- Film poster for Invisible Wings for the Chinese release
- Directed by: Feng Zhenzhi
- Written by: Feng Zhenzhi Zhao Huili Gu Tianyang
- Starring: Lei Qingyao
- Cinematography: Jiang Xiujia Hai Tao
- Distributed by: Joyous Media
- Release date: 6 September 2007;
- Running time: 93 minutes
- Country: China
- Language: Mandarin

= Invisible Wings =

Invisible Wings (隐形的翅膀 (yǐn xíng de chì bǎng)) is a 2007 Chinese film directed by Feng Zhenzhi and starring the amputee Lei Qingyao.

==Plot==
A teenage girl, Zhi Hua (Lei Qingyao), loses both her arms to an electric shock while recovering a kite from the electric wires. Distraught, she attempts to end her life but eventually finds a new will to live. She goes on to train her feet to do everything, such as writing, cooking, changing clothes and even making kites. She aspires to become a doctor but is denied admission and this makes her even more determined. She begins to train to become a swimming champion, beating all Olympic-level participants.
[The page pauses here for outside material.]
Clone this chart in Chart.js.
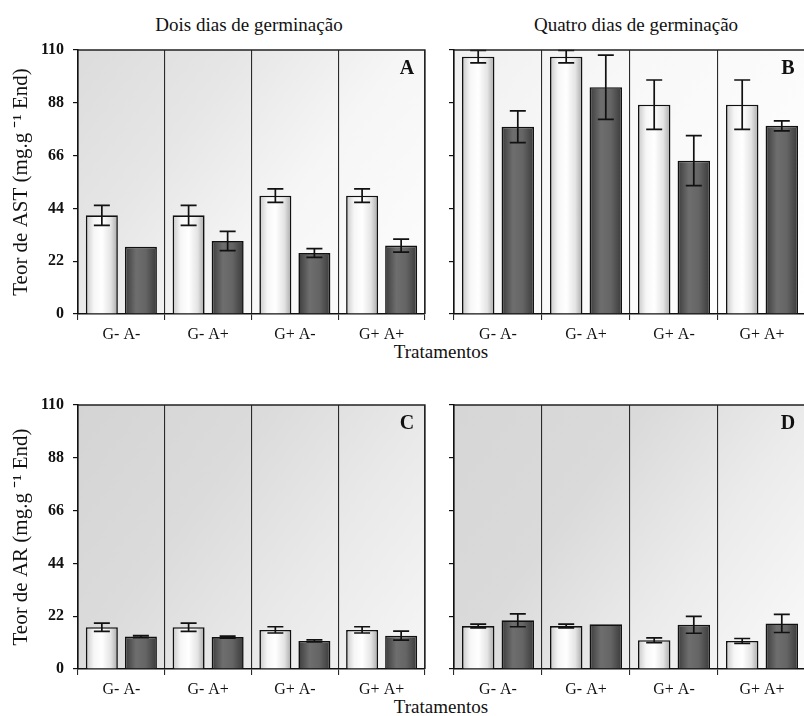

She eventually goes on to become a national champion in swimming.

==Reception==
The film has mainly screened at speciality festivals, such as the International Children's Film Festival held in Hyderabad, where it won the Golden Elephant award for best film. It has also been released more widely in several markets, including southern India where it was translated into Telugu. In China, the film was well received, and Qingyao was awarded the Best New Artist Huabiao award for her performance and Best Newcomer Hundred Flowers Awards.